OBJECTIVE:
Begin with the first line below and retype each line exactly through the line containing "minimum width=472pt, minimum". Any pictures are to be left out.

[Rows from a dataset of charts and code]

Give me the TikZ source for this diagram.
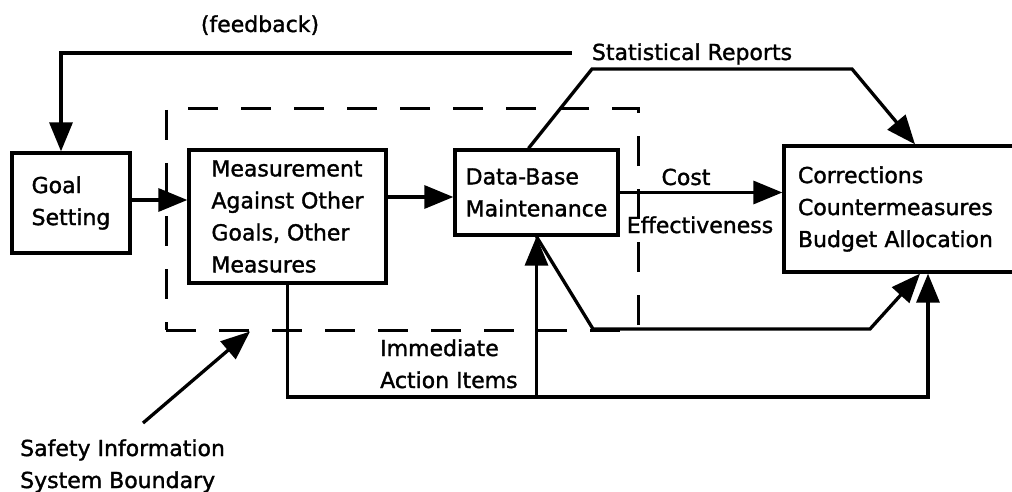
\documentclass[tikz,border=0pt]{standalone}
\usepackage{fontspec}
\setmainfont{DejaVu Sans}[UprightFeatures={FakeBold=1.5}]
\usetikzlibrary{arrows.meta}

\begin{document}
\begin{tikzpicture}[x=1pt, y=-1pt,
  every node/.style={font=\fontsize{22}{32}\selectfont},
  block/.style={draw, line width=3.3pt, rectangle, inner sep=0pt, align=left},
  flow/.style={line width=3.3pt, -{Triangle[length=29pt,width=23pt]}},
  boundary/.style={draw, line width=3pt, dash pattern=on 30pt off 23pt, inner sep=0pt},
  lbl/.style={inner sep=0pt, align=left}]
\useasboundingbox (0,0) rectangle (1012,492);

% system boundary
\node[boundary, minimum width=472pt, minimum height=221pt] (sis) at (402,219.5) {};

% blocks
\node[block, minimum width=118pt, minimum height=100pt] (goal) at (71,203) {Goal\\Setting};
\node[block, minimum width=197pt, minimum height=133pt] (meas) at (287.5,216.5)
  {Measurement\\Against Other\\Goals, Other\\Measures};
\node[block, minimum width=163pt, minimum height=85pt] (db) at (536.5,192.5)
  {Data-Base\\Maintenance};
\node[block, minimum width=232pt, minimum height=126pt, text width=204pt] (corr) at (900,209)
  {Corrections\\Countermeasures\\Budget Allocation};

% labels
\node[lbl, anchor=base] (fb) at (260,32) {(feedback)};
\node[lbl, anchor=base] (stat) at (692,60) {Statistical Reports};
\node[lbl, anchor=base] (cost) at (686,185) {Cost};
\node[lbl, anchor=base] (eff) at (700,233) {Effectiveness};
\node[lbl, anchor=base west] (iai) at (380,388) {Immediate\\Action Items};
\node[lbl, anchor=base west] (sisl) at (20,488) {Safety Information\\System Boundary};

% helper points
\coordinate (low) at (0,397);
\coordinate (corrB) at ([xshift=28pt]corr.south);
\coordinate (corrD) at ([xshift=20pt]corr.south);
\coordinate (sbtail) at (143,423);

% feedback to goal setting
\draw[flow] ([xshift=-20pt]stat.west |- 0,53) -| ([xshift=-10pt]goal.north);

% main chain
\draw[flow] (goal.east |- 0,200) -- (meas.west |- 0,200);
\draw[flow] (meas.east |- 0,197) -- (db.west |- 0,197);
\draw[flow] (db.east) -- (db.east -| corr.west);

% statistical reports
\draw[flow] ([xshift=-8pt]db.north) -- (592,69) -- (852,69) -- ([xshift=15pt]corr.north);

% immediate action items
\draw[flow] (meas.south) |- (corrB |- low) -- (corrB);
\draw[flow] (db.south |- low) -- (db.south);
\draw[flow] (db.south) -- (593,329) -- (870,329) -- (corrD);

% boundary pointer
\draw[flow] (sbtail) -- ([xshift=-152pt]sis.south);
\end{tikzpicture}
\end{document}
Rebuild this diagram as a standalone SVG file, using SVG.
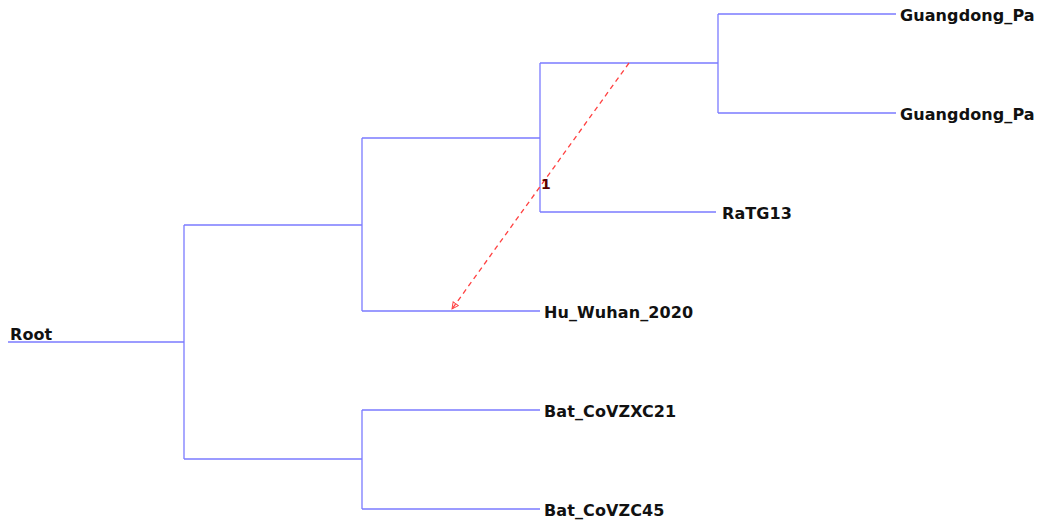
<svg xmlns="http://www.w3.org/2000/svg" width="1038" height="521" viewBox="0 0 1038 521">
<defs>
<style>
.e{stroke:#7b7bff;stroke-width:1.3;fill:none}
.l{font-family:"DejaVu Sans",Verdana,sans-serif;font-weight:bold;font-size:16px;fill:#111;letter-spacing:0.1px}
</style>
<marker id="ah" viewBox="0 0 10 10" refX="9" refY="5" markerWidth="8" markerHeight="8" orient="auto" markerUnits="userSpaceOnUse">
<path d="M1,1 L9,5 L1,9 Z" fill="none" stroke="#ff4040" stroke-width="1.2"/>
</marker>
</defs>
<rect width="1038" height="521" fill="#fff"/>
<g id="connectors">
<path class="e" d="M8,342H184M184,225V459M184,225H362M184,459H362M362,138V311M362,138H540M362,311H540M540,63V212M540,63H718M540,212H716M718,14V113M718,14H896M718,113H896M362,410V509M362,410H540M362,509H540"/>
<line x1="629" y1="63" x2="452" y2="309" stroke="#ff4040" stroke-width="1.3" stroke-dasharray="5,4" marker-end="url(#ah)"/>
<text x="541" y="189" style="font-family:'DejaVu Sans',sans-serif;font-weight:bold;font-size:14px;fill:#5a0000">1</text>
</g>
<g id="root"><text class="l" x="10" y="340">Root</text></g>
<g id="gp1"><text class="l" x="900" y="21">Guangdong_Pa</text></g>
<g id="gp2"><text class="l" x="900" y="120">Guangdong_Pa</text></g>
<g id="ratg13"><text class="l" x="722" y="219">RaTG13</text></g>
<g id="hu"><text class="l" x="544" y="318">Hu_Wuhan_2020</text></g>
<g id="zxc21"><text class="l" x="544" y="417">Bat_CoVZXC21</text></g>
<g id="zc45"><text class="l" x="544" y="516">Bat_CoVZC45</text></g>
</svg>
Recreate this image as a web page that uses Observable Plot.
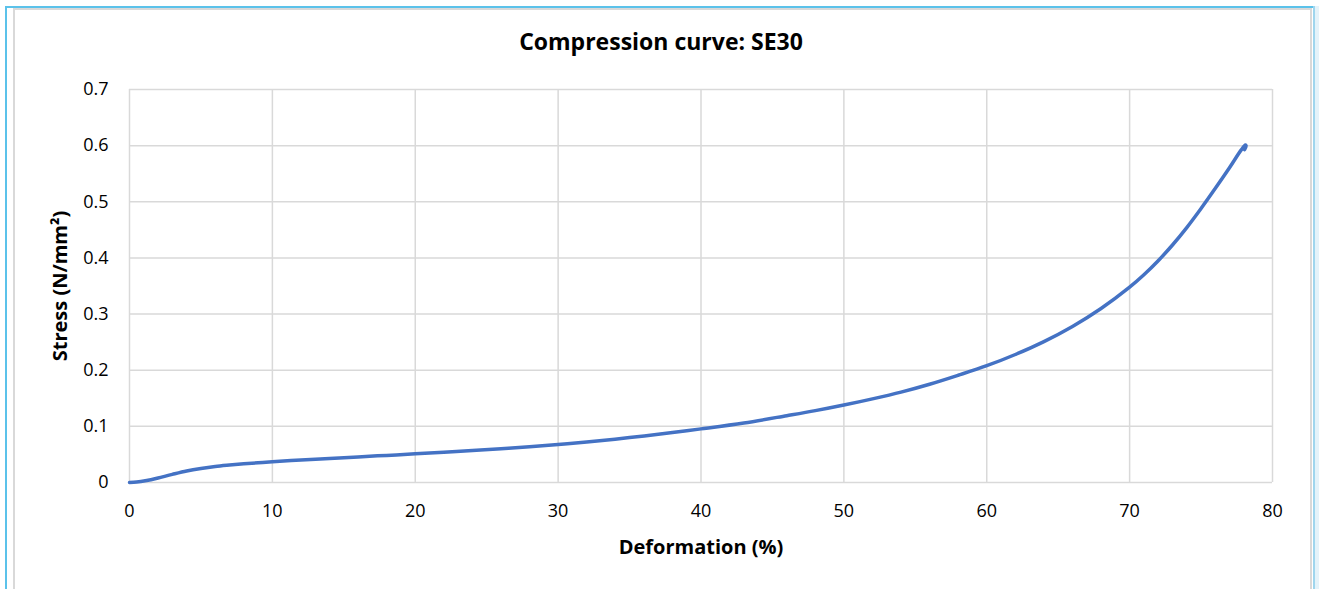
<!DOCTYPE html>
<html>
<head>
<meta charset="utf-8">
<script src="https://cdn.jsdelivr.net/npm/d3@7"></script>
<script src="https://cdn.jsdelivr.net/npm/@observablehq/plot@0.6"></script>
<style>
  html, body { margin: 0; padding: 0; background: #fff; }
  #wrap { position: relative; width: 1319px; height: 589px; overflow: hidden; background: #fff; }
  .b { position: absolute; }
  #title { position: absolute; left: 0; width: 1322px; top: 25px; text-align: center;
           font-family: "Open Sans", sans-serif; font-weight: 700; font-size: 23px; color: #000; line-height: 32px; }
  #chart { position: absolute; left: 0; top: 0; }
</style>
</head>
<body>
<div id="wrap">
  <div class="b" style="left:5px;top:6px;width:2px;height:583px;background:#5bc2ea"></div>
  <div class="b" style="left:5px;top:6px;width:1314px;height:2px;background:#5bc2ea"></div>
  <div class="b" style="left:13px;top:8px;width:1.5px;height:581px;background:#d9d9d9"></div>
  <div class="b" style="left:13px;top:8px;width:1299px;height:1.5px;background:#d9d9d9"></div>
  <div class="b" style="left:1310px;top:8px;width:1.5px;height:581px;background:#d9d9d9"></div>
  <div class="b" style="left:1313px;top:6px;width:6px;height:583px;background:#e4f3fa"></div>
  <div class="b" style="left:1313px;top:6px;width:1.5px;height:583px;background:#9fd6ee"></div>
  <div id="chart"></div>
  <div id="title">Compression curve: SE30</div>
</div>
<script>
const titleText = "Compression curve: SE30";
const xLabel = "Deformation (%)";
const yLabel = "Stress (N/mm²)";
const xTicks = [0, 10, 20, 30, 40, 50, 60, 70, 80];
const xTickLabels = ["0", "10", "20", "30", "40", "50", "60", "70", "80"];
const yTicks = [0, 0.1, 0.2, 0.3, 0.4, 0.5, 0.6, 0.7];
const yTickLabels = ["0", "0.1", "0.2", "0.3", "0.4", "0.5", "0.6", "0.7"];

const deformation = [0, 0.5, 1, 1.5, 2, 3, 4, 5, 6, 7, 8, 9, 10, 12, 14, 16, 18, 20, 22, 24, 26, 28, 30, 32, 35, 38, 40, 43, 46, 48, 50, 52, 54, 56, 58, 60, 62, 64, 66, 68, 70, 71, 72, 73, 74, 75, 76, 77, 77.8, 78.1, 78.15, 78.05];
const stress = [0, 0.001, 0.0025, 0.005, 0.008, 0.0145, 0.0205, 0.025, 0.0285, 0.031, 0.0332, 0.0352, 0.037, 0.040, 0.0428, 0.0456, 0.0483, 0.051, 0.054, 0.057, 0.0602, 0.0636, 0.0675, 0.0722, 0.080, 0.089, 0.0955, 0.106, 0.119, 0.128, 0.138, 0.149, 0.161, 0.175, 0.191, 0.208, 0.228, 0.251, 0.278, 0.310, 0.348, 0.370, 0.395, 0.423, 0.454, 0.488, 0.524, 0.561, 0.592, 0.601, 0.600, 0.593];

const data = deformation.map((d, i) => ({x: d, y: stress[i]}));
document.getElementById("title").textContent = titleText;

const gridStyle = {stroke: "#d9d9d9", strokeOpacity: 1, strokeWidth: 1.5};
const chart = Plot.plot({
  width: 1319,
  height: 589,
  marginLeft: 129,
  marginRight: 47,
  marginTop: 89,
  marginBottom: 107,
  x: {domain: [0, 80]},
  y: {domain: [0, 0.7]},
  style: {fontFamily: "'Open Sans', sans-serif", fontSize: "18px", color: "#000", background: "transparent", overflow: "visible"},
  marks: [
    Plot.gridX(xTicks, gridStyle),
    Plot.gridY(yTicks, gridStyle),
    Plot.axisX(xTicks, {tickSize: 0, tickPadding: 22, label: null, tickFormat: (d, i) => xTickLabels[i], fill: "#000"}),
    Plot.axisY(yTicks, {tickSize: 0, tickPadding: 21, label: null, tickFormat: (d, i) => yTickLabels[i], fill: "#000"}),
    Plot.text([xLabel], {frameAnchor: "bottom", dy: 65, text: d => d, fontWeight: "bold", fontSize: 20, lineAnchor: "middle", textAnchor: "middle", fill: "#000"}),
    Plot.text([yLabel], {frameAnchor: "left", dx: -69, rotate: -90, text: d => d, fontWeight: "bold", fontSize: 20, lineAnchor: "middle", textAnchor: "middle", fill: "#000"}),
    Plot.line(data, {x: "x", y: "y", stroke: "#4472C4", strokeWidth: 3.5, curve: "catmull-rom", strokeLinecap: "round", strokeLinejoin: "round"})
  ]
});
document.getElementById("chart").appendChild(chart);
</script>
</body>
</html>
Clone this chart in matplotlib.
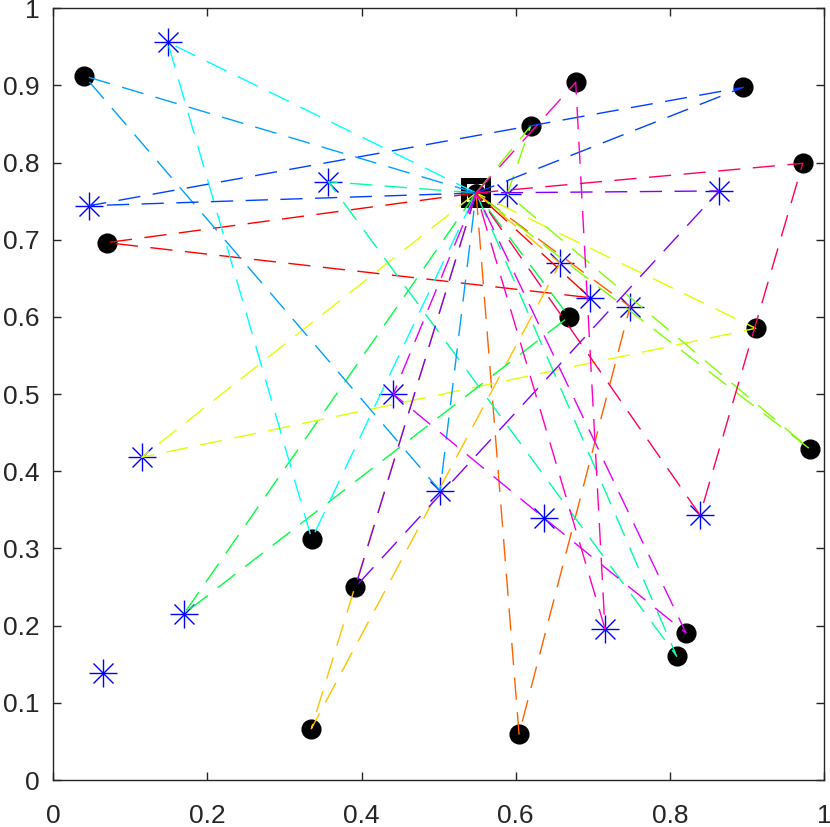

EXERCISE ANSWER:
Give me the TikZ source for this diagram.
\documentclass[tikz,border=0pt]{standalone}
\usepackage{fontspec}
\setmainfont{DejaVu Sans}[UprightFeatures={FakeBold=1.5}]
\usetikzlibrary{arrows.meta}

\begin{document}
\begin{tikzpicture}[x=1pt, y=-1pt,
  every node/.style={font=\fontsize{22}{32}\selectfont},
  block/.style={draw, line width=3.3pt, rectangle, inner sep=0pt, align=left},
  flow/.style={line width=3.3pt, -{Triangle[length=29pt,width=23pt]}},
  boundary/.style={draw, line width=3pt, dash pattern=on 30pt off 23pt, inner sep=0pt},
  lbl/.style={inner sep=0pt, align=left}]
\useasboundingbox (0,0) rectangle (1012,492);

% system boundary
\node[boundary, minimum width=472pt, minimum height=221pt] (sis) at (402,219.5) {};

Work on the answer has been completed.